EXAMPLES OF CARBON FINANCE LEVERAGING PRIVATE AND PUBLIC INVESTMENT IN PROJECTS FROM DIFFERENT SECTORS AND COUNTRIES

The Plantar project in Brazil

The Plantar project in Brazil is one of the projects from which the Prototype Carbon Fund is buying greenhouse gas emission reductions. The Plantar project consists of the substitution of coal in the pig-iron industry (see also Fujihara et al., Chapter 14). The project aims to establish Eucalyptus plantations in degraded pasture areas. After harvesting, the timber is carbonized to produce charcoal, which is subsequently mixed with mineral iron in furnaces to produce pig iron. Due to the long lead time necessary for the eucalyptus to mature it would take up to eight years before this project could generate any cash-flow income.

Without CDM, Plantar was a project with up to eight years of implementation phase before it could start generating financial returns. In addition, three more years would potentially have been required by the project to fully pay back the investment. The project finance would require the same eight years of grace period, plus three years for amortization in order to match the usual project needs. Unfortunately, there were no loans or Country Risk Insurance available in Brazil for such a long period at any price. In these circumstances, the project was unbankable.

However, the project’s eligibility to the Kyoto Protocol and the World Bank’s Emission Reductions Purchase Agreement (ERPA) committing to acquire the emission reductions resulting from the project provided anticipated sources of revenue streams to be used for amortization of loan’s debt service, already starting in the second year. Based on this new feature, a financial loan was structured.

In the Plantar project, the nominal value of the ERPA contract between the World Bank (as trustee of the Prototype Carbon Fund or PCF) and the project sponsor (Plantar) was anticipated by a commercial lender (Rabobank Brazil) to Plantar, the latter being both recipient of the loan and seller of the emission reductions. It was structured in a way that the expected payment for the emission reductions (in this case made by the PCF) would perfectly match the loan’s amortization schedule. This transaction is similar to the common “export pre­payment” structure used in the lending sector, although it could also be correctly defined as a “monetization of the ERPA receivables”. Figure 13.2 illustrates the above-mentioned financing structure.

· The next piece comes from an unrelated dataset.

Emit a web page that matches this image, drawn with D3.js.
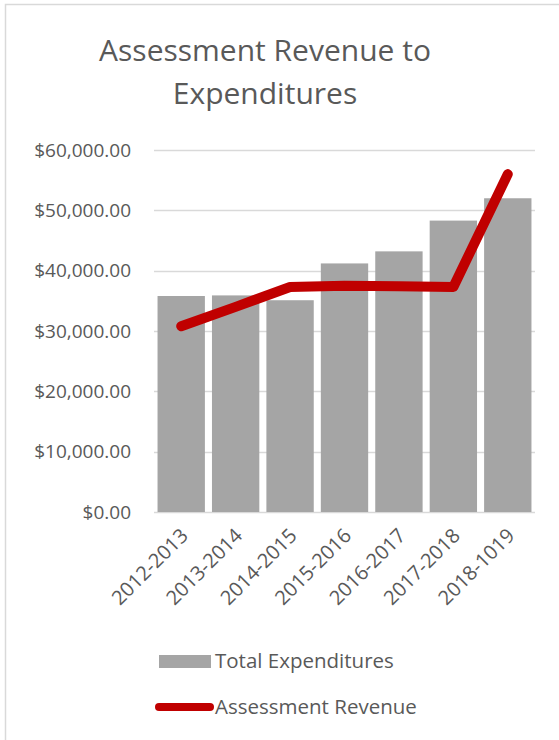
<!DOCTYPE html>
<html>
<head>
<meta charset="utf-8">
<script src="https://cdn.jsdelivr.net/npm/d3@7"></script>
<style>
  body { margin: 0; background: #fff; }
  text { font-family: "Open Sans", "Noto Sans", sans-serif; fill: #595959; }
</style>
</head>
<body>
<div id="chart"></div>
<script>
const years = ["2012-2013", "2013-2014", "2014-2015", "2015-2016", "2016-2017", "2017-2018", "2018-1019"]
const expenditures = [35800, 35900, 35100, 41200, 43200, 48300, 52000]
const revenue = [30800, 34000, 37300, 37500, 37400, 37300, 56000]
const yTicks = [0, 10000, 20000, 30000, 40000, 50000, 60000]
const titleLines = ["Assessment Revenue to", "Expenditures"]

const W = 559, H = 740
const margin = {left: 154, right: 24, top: 150, bottom: 228}

const svg = d3.select("#chart").append("svg")
  .attr("width", W).attr("height", H)

// chart frame
svg.append("rect")
  .attr("x", 5.5).attr("y", 4.5)
  .attr("width", W + 10).attr("height", H + 10)
  .attr("fill", "none").attr("stroke", "#d9d9d9").attr("stroke-width", 1.5)

// title
svg.append("g").selectAll("text").data(titleLines).join("text")
  .attr("x", 265)
  .attr("y", (d, i) => 61 + i * 43)
  .attr("text-anchor", "middle")
  .attr("font-size", 30)
  .text(d => d)

const x = d3.scaleBand().domain(years)
  .range([margin.left, W - margin.right]).paddingInner(0.13).paddingOuter(0.065)
const y = d3.scaleLinear().domain([0, 60000]).range([H - margin.bottom, margin.top])

// gridlines
svg.append("g").selectAll("line").data(yTicks).join("line")
  .attr("x1", margin.left).attr("x2", W - margin.right)
  .attr("y1", d => Math.round(y(d)) + 0.5).attr("y2", d => Math.round(y(d)) + 0.5)
  .attr("stroke", "#d9d9d9").attr("stroke-width", 1.5)

// y axis labels
const fmt = d3.format("$,.2f")
const yAxis = svg.append("g")
  .attr("transform", `translate(${margin.left - 23},0)`)
  .call(d3.axisLeft(y).tickValues(yTicks).tickFormat(fmt).tickSize(0).tickPadding(0))
yAxis.select(".domain").remove()
yAxis.attr("font-size", null).attr("font-family", null)
yAxis.selectAll("text").attr("font-size", 19).attr("fill", "#595959")

// bars
svg.append("g").selectAll("rect").data(expenditures).join("rect")
  .attr("x", (d, i) => x(years[i]))
  .attr("y", d => y(d))
  .attr("width", x.bandwidth())
  .attr("height", d => y(0) - y(d))
  .attr("fill", "#a5a5a5")

// line
const line = d3.line()
  .x((d, i) => x(years[i]) + x.bandwidth() / 2)
  .y(d => y(d))
svg.append("path").datum(revenue)
  .attr("d", line)
  .attr("fill", "none").attr("stroke", "#c00000")
  .attr("stroke-width", 10).attr("stroke-linecap", "round").attr("stroke-linejoin", "round")

// x axis labels
const xAxis = svg.append("g")
  .attr("transform", `translate(0,${y(0)})`)
  .call(d3.axisBottom(x).tickSize(0).tickPadding(0))
xAxis.select(".domain").remove()
xAxis.attr("font-size", null).attr("font-family", null)
xAxis.selectAll("text")
  .attr("font-size", 20).attr("fill", "#595959")
  .attr("text-anchor", "end")
  .attr("dy", 0).attr("y", 0)
  .attr("transform", "translate(8,25) rotate(-45)")

// legend
const legend = svg.append("g")
legend.append("rect")
  .attr("x", 159).attr("y", 655).attr("width", 52).attr("height", 13)
  .attr("fill", "#a5a5a5")
legend.append("text").attr("x", 215).attr("y", 668)
  .attr("font-size", 20.5).text("Total Expenditures")
legend.append("line")
  .attr("x1", 159).attr("x2", 210).attr("y1", 707).attr("y2", 707)
  .attr("stroke", "#c00000").attr("stroke-width", 8).attr("stroke-linecap", "round")
legend.append("text").attr("x", 215).attr("y", 714)
  .attr("font-size", 20.5).text("Assessment Revenue")
</script>
</body>
</html>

The loan was structured in a way that the World Bank would pay for the emission reductions directly into the lender’s account, therefore reducing credit and currency risk in the structure. The anticipated sources of revenue streams provided by emission reductions in the project, the absence of currency convertibility and

transferability, and the intangibility of those emission reductions led the transaction to be rated by the lender as “Credit-risk free”, resulting in the elimination of the obligation to obtain any insurance. Therefore, the project became bankable, and the loan became attractive to the lender. In addition, the credit risk mitigation also resulted in a reduction in the overall risk perception by the lender, which could provide an attractive loan to the company.